Collaborative Research Networks
Organizers
Yuksel Sezgin, Janine Ubink
This CRN serves as a site for networking and collaborative research for scholars working on legal pluralism and non-state normative orderings from a variety of disciplines, including anthropology, political science, comparative law and legal history, sociology and other fields related to law and society. The CRN furthers knowledge and understanding of legal pluralism, with a focus upon theoretical and practical problems resulting from the interaction of different types of law, such as religious law, customary law, state law, international and transnational law. And it provides an intellectual meeting ground for the concerns of social and legal sciences in the study of law in society and the resulting power relations, and in the resolution of social problems.

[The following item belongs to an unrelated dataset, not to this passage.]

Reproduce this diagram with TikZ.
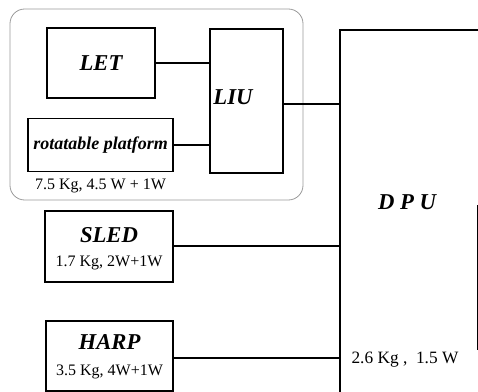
\documentclass[tikz,border=0pt]{standalone}
\usepackage{fontspec}
\setmainfont{Liberation Serif}
\usetikzlibrary{positioning}

\begin{document}
\begin{tikzpicture}[x=0.75pt,y=-0.75pt,line width=1.4pt,
  unit/.style={draw,inner sep=0pt,font=\fontsize{17}{19}\selectfont\bfseries\itshape},
  spec/.style={inner sep=0pt,font=\fontsize{12}{14}\selectfont}]
\useasboundingbox (0,0) rectangle (478,392);
% payload group
\draw[line width=0.6pt,gray!80,rounded corners=11pt] (10,9) rectangle (303,200);
\node[unit,minimum width=81pt,minimum height=52.5pt] (let) at (101,63) {LET};
\node[unit,minimum width=108.75pt,minimum height=39.75pt,font=\fontsize{13.5}{15}\selectfont\bfseries\itshape] (rot) at (100.5,145) {rotatable platform};
\node[spec,below=4pt of rot] (rotspec) {7.5 Kg, 4.5 W + 1W};
\node[unit,minimum width=54.75pt,minimum height=108pt] (liu) at (246.5,101) {};
\node[unit,draw=none] (liutxt) at (233,97) {LIU};
% other units
\node[unit,minimum width=96pt,minimum height=53.25pt] (sled) at (109,246.5) {};
\node[unit,draw=none] (sledtxt) at (109,235) {SLED};
\node[spec] (sledspec) at (109,263) {1.7 Kg, 2W+1W};
\node[unit,minimum width=95.25pt,minimum height=52.5pt] (harp) at (109.5,356) {};
\node[unit,draw=none] (harptxt) at (109.5,342) {HARP};
\node[spec] (harpspec) at (109.5,372) {3.5 Kg, 4W+1W};
% DPU
\coordinate (dpu) at (340,30);
\draw (340,400) -- (dpu) -- (480,30);
\draw[line width=0.6pt] (477,205) -- (477,350);
\node[unit,draw=none] (dputxt) at (407,202) {D P U};
\node[spec,font=\fontsize{13}{15}\selectfont] (dpuspec) at (405,360) {2.6 Kg ,\ \ 1.5 W};
% links
\draw (let) -- (let -| liu.west);
\draw (rot) -- (rot -| liu.west);
\draw (liu.east |- 0,104) -- (dpu |- 0,104);
\draw (sled.east |- 0,246) -- (dpu |- 0,246);
\draw (harp.east |- 0,358) -- (dpu |- 0,358);
\end{tikzpicture}
\end{document}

Areas of collaborative research may include: Theoretical and methodological approaches to the study of legal pluralism from past to present; studies of the comprehensive regulatory activities undertaken by government, civil society, and market parties in various fields and at different scale levels, and how these are affected by legal pluralism; the pluralist discourses of rights over land and natural resources, which remain both socially and politically contested; the effects of the increasing intertwining of human rights and development discourses on issues in legal pluralism; and the perplexing relationship between law, custom and religion as competing sources of normative reasoning and social ordering. In these and other substantive areas, a key goal of the CRN is to facilitate conversations between social scientists, lawyers, legal scholars, activists, and policy makers who engage in study of legal pluralism from different theoretical, methodological and practical angles. A second goal of the CRN is to share best practices for research methodology in this new and growing field of inquiry. Finally, the proposed CRN provides an important vehicle for bringing scholars who work in the field of legal pluralism into the fold of the Law and Society Association.